The occasion was the publication of an academic paper by no less than two dozen authors affiliated with seven different research institutions in China.
The paper, titled “Factoring integers with sublinear resources on a superconducting quantum processor,” suggests that the application of Claus Peter Schnorr’s recent factoring algorithm, in conjunction with a quantum approximate optimization algorithm (QAOA), can break asymmetric RSA-2048 encryption using a non-fault tolerant (NISQ, or noisy intermediate scale quantum) quantum computer with only 372 physical quantum bits or qubits.
If true, this would be a significant development because there are already quantum computers that exceed that specification, like IBM’s 433-qubit Osprey.

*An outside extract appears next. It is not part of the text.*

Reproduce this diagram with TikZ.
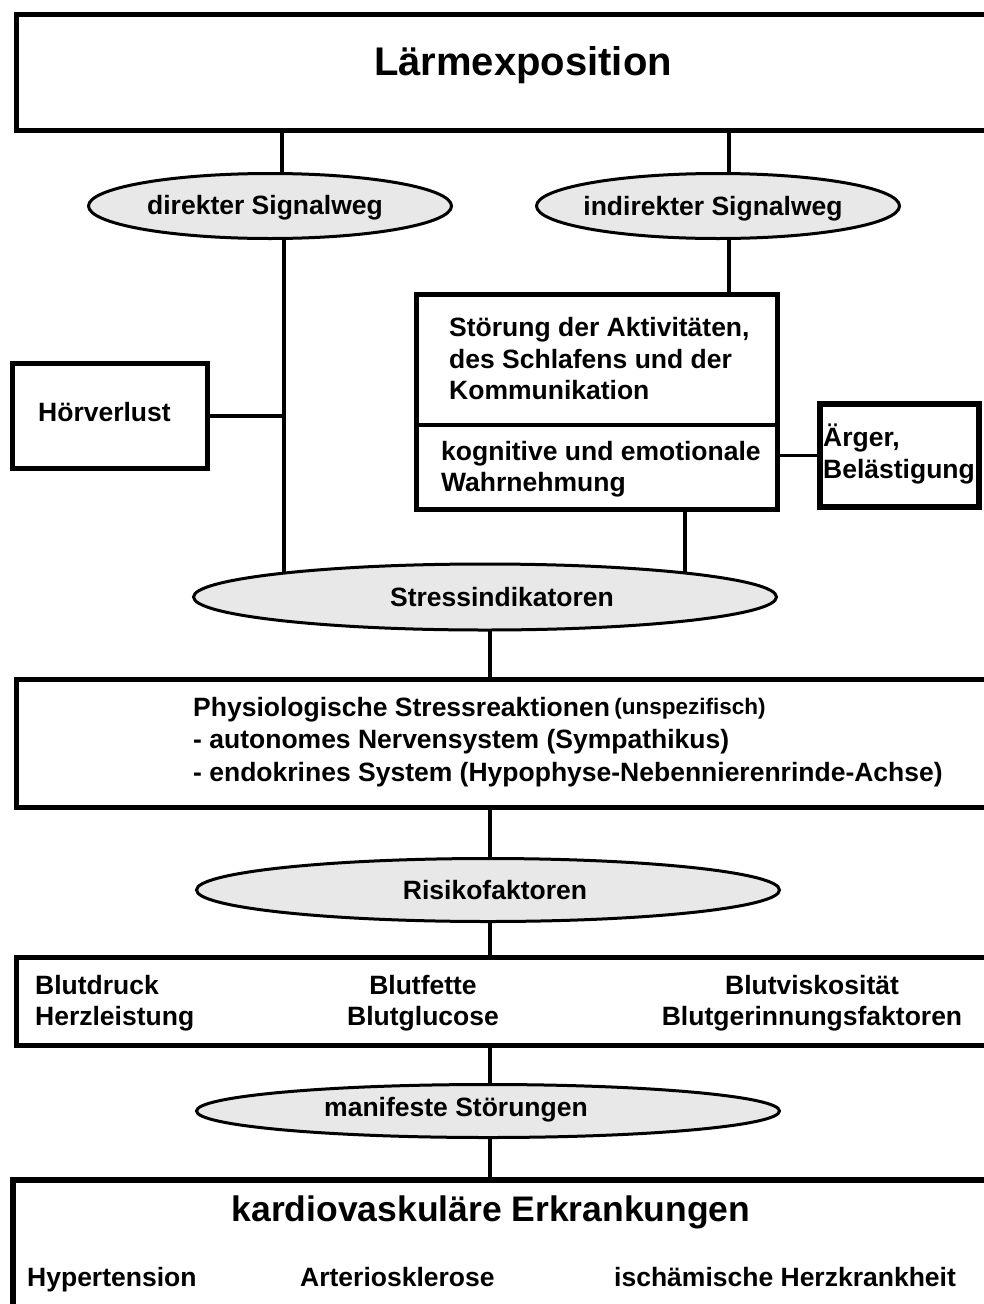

The speculation has been that orders of magnitude more qubits, in conjunction with robust error correction at scale, may allow future quantum computers to run Peter Schor’s algorithm – not to be confused with the similarly named Schnorr – quickly, on very large numbers, thereby breaking RSA encryption.
In 2019, researchers published a paper [PDF] claiming that 2048-bit RSA integers could be factored in about eight hours … given a quantum computer with 20 million noisy qubits (meaning without the overhead of error correction and the like).
That’s a future the National Security Agency has been planning for since 2015, when it started public work on developing quantum-resistant encryption algorithms.